The medicines that we rely on exist because of the dedication of clinical trial participants. And it’s up to Amanda Dunlap and the PCRU recruitment team to find those participants.

“Here at the PCRU, we’re mostly phase 1 studies, especially first-in-human,” she says. “So, we’re mostly looking for healthy volunteers.”

Recruiting these volunteers involves a lot of communication and strategy, from developing advertising materials, to managing the PCRU’s internal database of past participants, to making phone calls.

Each trial is unique, Amanda says, in terms of how many participants are needed and how long they’ll stay on-site at the PCRU. Typically, the PCRU recruitment team has about a month of lead time - plenty of time to find the number of qualified participants the study requires.

But of course, the pandemic changed everything.

The PCRU was selected as the site to test a potential new medicine against COVID-19. The urgency of this work meant that Pfizer and the PCRU team would concentrate every resource possible on these studies and conduct them with a speed and efficiency unprecedented in the history of pharmacological development.

“It was a lot of stress, but the kind that gets you motivated and on your game.”

“This was what they called a “Lightspeed Study,” Amanda says. “It was the one of the first times we’d heard that term, and it was different from previous studies in every way you could imagine.”

One of those differences was the large number of participants the study would require. It would be up to Amanda’s team to recruit those participants. But instead of months, they’d have only weeks to do it.

And then they’d need to do it again, and again, as Pfizer scientists discovered more and more about the investigational compound and requested more data and therefore more volunteers.

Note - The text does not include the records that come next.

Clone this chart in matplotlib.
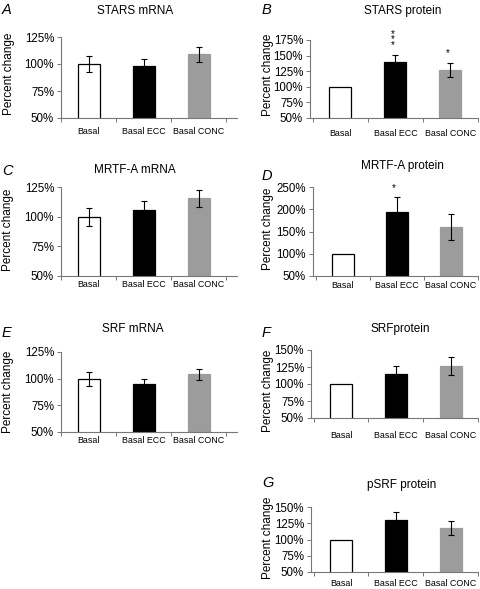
import matplotlib.pyplot as plt

plt.rcParams['font.family'] = ['Liberation Sans', 'DejaVu Sans']

categories = ['Basal', 'Basal ECC', 'Basal CONC']
bar_colors = ['white', 'black', '#9c9c9c']
edge_colors = ['black', 'black', '#9c9c9c']

stars_mrna = [100, 98.5, 109]
stars_mrna_err = [7.5, 6.5, 7]
stars_protein = [100, 140.5, 127]
stars_protein_err = [0, 10.5, 10.5]
stars_protein_sig = ['', '*\n*\n*', '*']
mrtfa_mrna = [100, 106, 115.5]
mrtfa_mrna_err = [7.5, 7, 7]
mrtfa_protein = [100, 194.5, 159.5]
mrtfa_protein_err = [0, 32.5, 29]
mrtfa_protein_sig = ['', '*', '']
srf_mrna = [100, 95, 104]
srf_mrna_err = [6.5, 4.5, 5.5]
srf_protein = [100, 114, 126.5]
srf_protein_err = [0, 12, 13.5]
psrf_protein = [100, 130.5, 118]
psrf_protein_err = [0, 12.5, 10.5]

W, H = 480, 589
fig = plt.figure(figsize=(W / 100, H / 100), dpi=100)


def panel(vals, errs, yticks, box, xpad, sig=None, sig_gap=0.0):
    left, top, right, bottom = box
    ax = fig.add_axes([left / W, 1 - bottom / H, (right - left) / W, (bottom - top) / H])
    x = range(len(categories))
    ax.bar(x, vals, width=0.4, color=bar_colors, edgecolor=edge_colors,
           linewidth=0.9, zorder=2)
    for i in x:
        if errs[i] > 0:
            ax.errorbar(i, vals[i], yerr=errs[i], color='black', capsize=2.2,
                        elinewidth=0.8, capthick=0.8, zorder=3)
        if sig and sig[i]:
            ax.text(i - 0.05, vals[i] + errs[i] + sig_gap, sig[i], ha='center',
                    va='bottom', fontsize=7, linespacing=0.45)
    ax.set_ylim(yticks[0], yticks[-1])
    ax.set_yticks(yticks)
    ax.set_yticklabels([f'{t}%' for t in yticks], fontsize=8.3)
    ax.set_xticks(list(x))
    ax.set_xticklabels(categories, fontsize=6.4)
    ax.set_xticks([-0.5, 0.5, 1.5, 2.5], minor=True)
    ax.tick_params(axis='x', which='major', length=0, pad=xpad)
    ax.tick_params(axis='x', which='minor', length=3, color='#777777', width=0.7)
    ax.tick_params(axis='y', length=3, color='#777777', width=0.7, pad=2)
    for s in ['top', 'right']:
        ax.spines[s].set_visible(False)
    for s in ['left', 'bottom']:
        ax.spines[s].set_color('#777777')
        ax.spines[s].set_linewidth(0.8)
    return ax


def labels(letter, title, txy, lxy, yl):
    fig.text(txy[0] / W, 1 - txy[1] / H, title, ha='center', va='center', fontsize=8.5)
    fig.text(lxy[0] / W, 1 - lxy[1] / H, letter, ha='left', va='center',
             fontsize=10.5, style='italic')
    fig.text(yl[0] / W, 1 - yl[1] / H, 'Percent change', rotation=90,
             ha='center', va='center', fontsize=8.5)


# left column
for letter, title, vals, errs, yt, box, txy, lxy, yl, pad in [
    ('A', 'STARS mRNA', stars_mrna, stars_mrna_err, [50, 75, 100, 125],
     (61, 37, 237, 118), (135, 11), (2, 10), (9, 74), 6.5),
    ('C', 'MRTF-A mRNA', mrtfa_mrna, mrtfa_mrna_err, [50, 75, 100, 125],
     (61, 187, 237, 276), (135, 170), (2, 171), (8, 230), 3),
    ('E', 'SRF mRNA', srf_mrna, srf_mrna_err, [50, 75, 100, 125],
     (61, 352, 237, 432), (133, 329), (2, 333), (8, 392), 3),
]:
    ax = panel(vals, errs, yt, box, pad)
    ax.set_xlim(-0.5, 2.7)
    labels(letter, title, txy, lxy, yl)

# right column
for letter, title, vals, errs, yt, box, txy, lxy, yl, pad, sig, gap in [
    ('B', 'STARS protein', stars_protein, stars_protein_err, [50, 75, 100, 125, 150, 175],
     (310, 40, 478, 118), (403, 11), (262, 10), (268, 75), 8, stars_protein_sig, 8),
    ('D', 'MRTF-A protein', mrtfa_protein, mrtfa_protein_err, [50, 100, 150, 200, 250],
     (313, 187, 478, 276), (402, 166), (262, 176), (268, 229), 3.6, mrtfa_protein_sig, 10),
    ('F', 'SRFprotein', srf_protein, srf_protein_err, [50, 75, 100, 125, 150],
     (311, 350, 478, 418), (400, 329), (262, 333), (268, 391), 9.4, None, 0),
    ('G', 'pSRF protein', psrf_protein, psrf_protein_err, [50, 75, 100, 125, 150],
     (311, 507, 478, 572), (402, 485), (262, 483), (268, 538), 4.8, None, 0),
]:
    ax = panel(vals, errs, yt, box, pad, sig, gap)
    ax.set_xlim(-0.55, 2.5)
    labels(letter, title, txy, lxy, yl)

fig.savefig('out.png', dpi=100, facecolor='white')
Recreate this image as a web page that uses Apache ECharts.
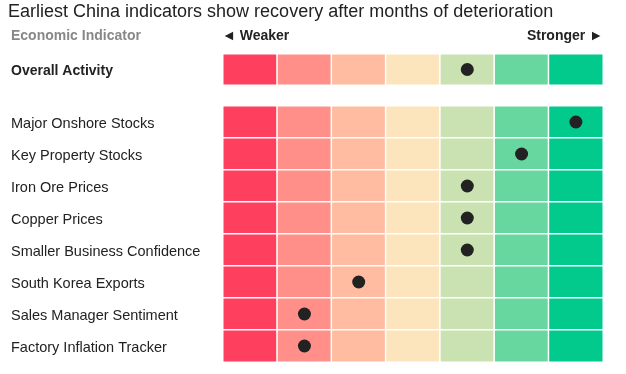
<!DOCTYPE html>
<html><head><meta charset="utf-8">
<script src="https://cdn.jsdelivr.net/npm/echarts@6/dist/echarts.min.js"></script>
<style>html,body{margin:0;padding:0;background:#fff}#c{width:626px;height:374px}</style>
</head><body><div id="c"></div>
<script>
const columns = ['1','2','3','4','5','6','7'];
const overallLabels = ['Overall Activity'];
const overallValues = [5];
const indicators = ['Major Onshore Stocks','Key Property Stocks','Iron Ore Prices','Copper Prices','Smaller Business Confidence','South Korea Exports','Sales Manager Sentiment','Factory Inflation Tracker'];
const indicatorValues = [7,6,5,5,5,3,2,2];
const palette = ['#ff3f5e','#ff8f88','#ffbca1','#fce5bd','#cae1b2','#67d69f','#02c98c'];

const FONT = '"Liberation Sans", Arial, sans-serif';
function cells(labels){
  const out=[];
  labels.forEach((l,yi)=>columns.forEach((c,xi)=>out.push([xi,yi,xi])));
  return out;
}
const chart = echarts.init(document.getElementById('c'), null, {renderer:'canvas'});
const xAx = gi => ({type:'category', gridIndex:gi, data:columns, show:false, boundaryGap:true});
chart.setOption({
  animation:false,
  textStyle:{fontFamily:FONT},
  graphic:[
    {type:'text', left:8, top:3, style:{text:'Earliest China indicators show recovery after months of deterioration', font:'18px '+FONT, fill:'#222'}},
    {type:'text', left:11, top:29, style:{text:'Economic Indicator', font:'bold 14px '+FONT, fill:'#888'}},
    {type:'text', left:222, top:29, style:{text:'◄ Weaker', font:'bold 14px '+FONT, fill:'#222'}},
    {type:'text', right:23, top:29, style:{text:'Stronger ►', font:'bold 14px '+FONT, fill:'#222'}}
  ],
  visualMap:{type:'piecewise', show:false, dimension:2, seriesIndex:[0,1],
    pieces: palette.map((c,i)=>({value:i, color:c}))},
  grid:[
    {left:223, right:23, top:54, height:31},
    {left:223, right:23, top:106, height:256}
  ],
  xAxis:[xAx(0), xAx(1)],
  yAxis:[
    {type:'category', gridIndex:0, data:overallLabels, inverse:true, axisLine:{show:false}, axisTick:{show:false},
     axisLabel:{align:'left', margin:212, formatter:v=>'{a|'+v+'}',
       rich:{a:{fontSize:14, fontWeight:'bold', color:'#222', fontFamily:FONT, padding:[4,0,0,0]}}}},
    {type:'category', gridIndex:1, data:indicators, inverse:true, axisLine:{show:false}, axisTick:{show:false},
     axisLabel:{align:'left', margin:212, formatter:v=>'{a|'+v+'}',
       rich:{a:{fontSize:14.5, color:'#222', fontFamily:FONT, padding:[4,0,0,0]}}}}
  ],
  series:[
    {type:'heatmap', xAxisIndex:0, yAxisIndex:0, data:cells(overallLabels), itemStyle:{borderColor:'#fff', borderWidth:1.5}},
    {type:'heatmap', xAxisIndex:1, yAxisIndex:1, data:cells(indicators), itemStyle:{borderColor:'#fff', borderWidth:1.5}},
    {type:'scatter', xAxisIndex:0, yAxisIndex:0, symbolSize:13, itemStyle:{color:'#222', opacity:1}, z:5,
     data:overallValues.map((v,i)=>[v-1,i])},
    {type:'scatter', xAxisIndex:1, yAxisIndex:1, symbolSize:13, itemStyle:{color:'#222', opacity:1}, z:5,
     data:indicatorValues.map((v,i)=>[v-1,i])}
  ]
});
</script></body></html>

“It was maybe four times the usual workload, and it never stopped,” Amanda remembers. “Just months and months of amazing work and incredible collaboration.”

As the pandemic raged across the world, Amanda and the recruitment team quickly discovered that this resolve was felt by potential trial participants, too.

“They really wanted to help,” Amanda says. “People would tell the staff on the phone, ‘I lost a loved one to COVID, this is personal to me.’ They wanted to be actively making a difference.”

“And that was powerful and inspiring for us, to know that what you were doing was so important, and to realize the real impact that we could have. I think it really brought out the best in people.”

As the work intensified, Amanda found herself drawing on long-buried skills and interests - an eclectic range of talents that suddenly fit perfectly with the demands of her job.

“When I was younger, I fully intended to become a therapist,” Amanda says. In college she had funneled her passion for research, psychology, and lab work into a master’s degree in Neuroscience. Along the way she also discovered a talent for design and communications.

“As it turns out, all of those skills added up to be perfect for exactly this job at exactly this moment,” Amanda says. “I like figuring out how to connect with people, and then applying that to helping even more people. And during the COVID trial, this job required all of that, 100 percent.”

Ultimately, Amanda and the rest of the PCRU recruitment team successfully completed enrollment for the phase 1 study.

“To be able to take all your experience and interests and talents and apply them to something that might help people around the world - that’s so powerful,” Amanda says. “We did it together, as a team. And that felt so good.”